É quando as particularidades de cada um dos monges (todos entre a morte e a salvação) vão tomando forma e despontam em Homens e Deuses. O filme de Xavier Beauvoir é uma história de queda (como enunciado num trecho da epígrafe bíblica antes dos créditos iniciais). Não há clichês melodramáticos que poderia se esperar do argumento, e sim uma grande justeza com que o seu material é trabalhado. O filme não julga nem demoniza, ou sequer apresenta como vilões os responsáveis pela quebra da ordem e da tranqüilidade, e tampouco verbaliza certas questões em discursos ou explicações. Todo ele é sobre como os sete monges tiberianos comandados pelo relutante Christian (Lambert Wilson) lidam com a situação e se dividem entre quais as decisões mais corretas a serem tomadas. Ficar ou sair do mosteiro? Concordar ou não com as concessões impostas pelas autoridades locais do governo corrupto de permitirem a entrada de armas no templo para os protegerem?

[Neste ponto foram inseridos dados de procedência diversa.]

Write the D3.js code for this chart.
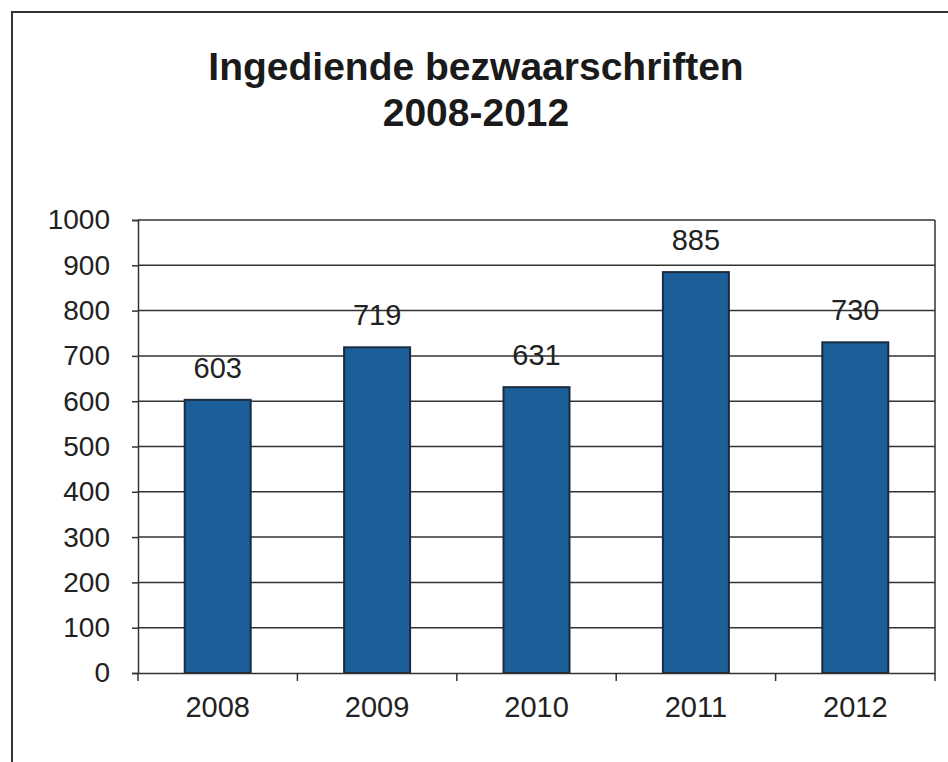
<!DOCTYPE html>
<html><head><meta charset="utf-8">
<script src="https://cdn.jsdelivr.net/npm/d3@7"></script>
<style>body{margin:0;background:#fff}svg{display:block}</style>
</head><body>
<svg id="c" width="948" height="762"></svg>
<script>
const categories = ["2008","2009","2010","2011","2012"];
const values = [603, 719, 631, 885, 730];
const yTicks = [0,100,200,300,400,500,600,700,800,900,1000];
const titleLines = ["Ingediende bezwaarschriften","2008-2012"];

const svg = d3.select("#c");
const font = "'Liberation Sans', Arial, sans-serif";
const m = {left:138, right:935, top:220, bottom:673};

// frame
svg.append("path").attr("d","M12,762 L12,12 L948,12").attr("fill","none").attr("stroke","#333").attr("stroke-width",2);

const x = d3.scaleBand().domain(categories).range([m.left,m.right]).paddingInner(0.586).paddingOuter(0.293);
const xb = d3.scaleBand().domain(categories).range([m.left,m.right]);
const y = d3.scaleLinear().domain([0,1000]).range([m.bottom,m.top]);

// gridlines
svg.append("g").selectAll("line").data(yTicks.filter(d=>d>0)).join("line")
  .attr("x1",m.left).attr("x2",m.right).attr("y1",d=>y(d)).attr("y2",d=>y(d))
  .attr("stroke","#333").attr("stroke-width",1.5);
// right border
svg.append("line").attr("x1",m.right).attr("x2",m.right).attr("y1",m.top).attr("y2",m.bottom)
  .attr("stroke","#333").attr("stroke-width",1.5);

// bars
svg.append("g").selectAll("rect").data(values).join("rect")
  .attr("x",(d,i)=>x(categories[i])).attr("width",x.bandwidth())
  .attr("y",d=>y(d)).attr("height",d=>y(0)-y(d))
  .attr("fill","#1b5e98").attr("stroke","#1a2c3e").attr("stroke-width",2);

// y axis
const yAxis = svg.append("g").attr("transform",`translate(${m.left},0)`)
  .call(d3.axisLeft(y).tickValues(yTicks).tickSize(6).tickPadding(22).tickFormat(d3.format("d")));
yAxis.select(".domain").attr("stroke","#333").attr("stroke-width",1.5);
yAxis.selectAll(".tick line").attr("stroke","#333").attr("stroke-width",1.5);
yAxis.selectAll("text").attr("font-family",font).attr("font-size",28).attr("fill","#222");

// x axis
const xAxis = svg.append("g").attr("transform",`translate(0,${m.bottom})`)
  .call(d3.axisBottom(xb).tickSize(0).tickPadding(23));
xAxis.select(".domain").attr("stroke","#333").attr("stroke-width",1.5);
xAxis.selectAll("text").attr("font-family",font).attr("font-size",29).attr("fill","#222");
// category boundary ticks
svg.append("g").selectAll("line").data(categories.concat(["end"])).join("line")
  .attr("x1",(d,i)=> i<categories.length ? xb(d) : m.right)
  .attr("x2",(d,i)=> i<categories.length ? xb(d) : m.right)
  .attr("y1",m.bottom).attr("y2",m.bottom+8).attr("stroke","#333").attr("stroke-width",1.5);

// data labels
svg.append("g").selectAll("text").data(values).join("text")
  .attr("x",(d,i)=>x(categories[i])+x.bandwidth()/2).attr("y",d=>y(d)-22)
  .attr("text-anchor","middle").attr("font-family",font).attr("font-size",29).attr("fill","#222")
  .text(d=>d);

// title
svg.append("g").selectAll("text").data(titleLines).join("text")
  .attr("x",476).attr("y",(d,i)=>80+i*46)
  .attr("text-anchor","middle").attr("font-family",font).attr("font-weight","bold")
  .attr("font-size",39).attr("fill","#1a1a1a")
  .text(d=>d);
</script>
</body></html>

É um estado de mundo dividido entre a crença espiritual de um lado e, do outro, as motivações políticas e arbitrárias de parte a parte. Homens e Deuses por vezes causa um curto-circuito na imagem, na maneira (tanto na paz quanto na beligerância) como cristãos e muçulmanos dividem o mesmo plano, ou as tensões e selvageria invadindo um espaço sagrado. Não Esqueça que Você Vai Morrer (que chegou a ser lançado em vídeo no Brasil) já era uma descida ao inferno atroz e pessimista de seu personagem central, agora o mais recente trabalho de Beavouis é sobre a perspectiva de se encontrar este inferno e em como chegar a um consenso em torno de uma escolha e alcançar a certeza da decisão justa. Em determinado momento, enquanto votam se devem permanecer ou não no mosteiro, uns não sabem o que responder, outros declaram que é cedo para decidirem. Um admite não ter para onde ir (o que deve ser o caso da maioria do grupo), um outro sentencia que partir é como morrer. O filme inteiro trata de demonstrar como as convicções se fortalecem passo a passo acima de todas as dúvidas e temores até o final. Ganhador de mais um prêmio em Cannes para o seu cineasta, e vencedor do último César (o Oscar francês), Homens e Deuses não é sobre martírio ou sacrifício, mas simplesmente sobre aqueles homens que (novamente fazendo menção a epígrafe dos créditos) vivem como deuses, mas caem como príncipes. Ir já não os leva a nenhum lugar.